Подписал не глядя. Черкнул так, что карандаш сломался.
– До свидания, Танаке. Может, передать что? Скажите.
– Нечего мне сказывать. – Потом все же задержал парнишку. – Заверни к Бектаю. Передай: завтра к обеду как-нибудь выберусь.
Напрасно беспокоился Танабай. Опередил его Бектай. Сам пришел, да еще как пришел…
Той ночью снова потянул ветерок, пошел снег, не очень густо, но к утру припорошил землю набело. Припорошил и овец в загоне, всю ночь простоявших на ногах. Не ложились они теперь. Собьются в кучу и стоят неподвижные и безразличные ко всему. Слишком долго тянулась бескормица, слишком долго боролась весна с зимой.
В кошаре стоял холод. Снежинки падали через размытую дождями крышу, кружились в тусклом свете фонарей и плавно опускались вниз, на стынущих маток и ягнят. А Танабай все толкался среди овец, исполнял службу свою, как солдат похоронной команды на поле боя после побоища. Он уже свыкся со своими тяжелыми мыслями, возмущение его перешло в молчаливое озлобление. Колом стояло оно в душе, согнуться не позволяло. Ходил он, чавкая сапогами по жиже, дело свое делал и все вспоминал урывками в эти ночные часы прошлую свою жизнь…

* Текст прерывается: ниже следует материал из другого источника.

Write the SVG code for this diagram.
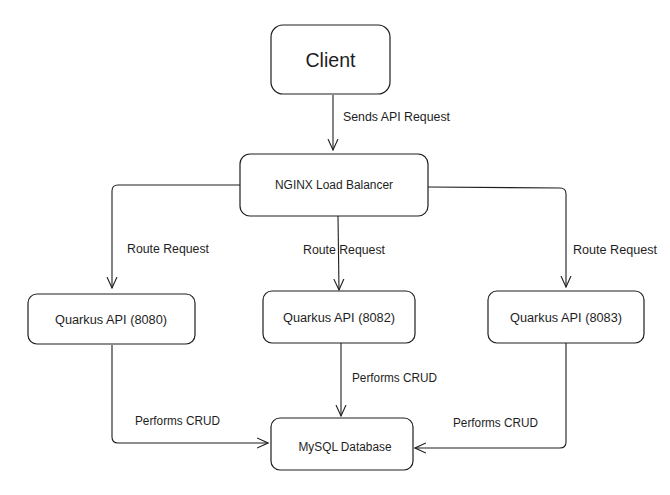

Бегал когда-то он мальчишкой-подпаском. Пасли вместе с братом Кулубаем овец у одного родственника. Прошел год, и оказалось, что работали они только за одни харчи. Надул хозяин. И разговаривать не захотел. Так и ушли они с прохудившимися чокоями на ногах, со своими жалкими котомками за спинами, с пустыми руками. Уходя, Танабай пригрозил хозяину: «Я тебе это припомню, когда вырасту». А Кулубай ничего не сказал. Он был старше лет на пять. Он знал, что этим хозяина не испугаешь. Другое дело самому стать хозяином, скотом обзавестись, землю заиметь. «Буду хозяином – никогда не обижу работника», – говаривал он уже тогда. С тем они и расстались в том году. Кулубай пошел в пастухи к другому баю, а Танабай подался в Александровку, батраком к русскому поселенцу Ефремову. Мужик этот был не очень богатый – пара волов да пара лошадей, свое поле пахотное. Хлеб сеял. Пшеницу свозил на вальцовую мельницу в городишко Аулиэ-Ата. Работал сам с рассвета и до ночи, Танабай у него больше за волами и лошадьми ходил. Строг был, но в справедливости тоже нельзя было отказать. Положенное платил. Тогдашняя киргизская беднота, вечно обираемая своими же сородичами, предпочитала наниматься к русским хозяевам. Выучился Танабай говорить по-русски, побывал вместе с извозом в городишке том Аулиэ-Ата, свет повидал немного. А там революция подоспела. И перевернулось все вверх дном. Пришло время Танабаев.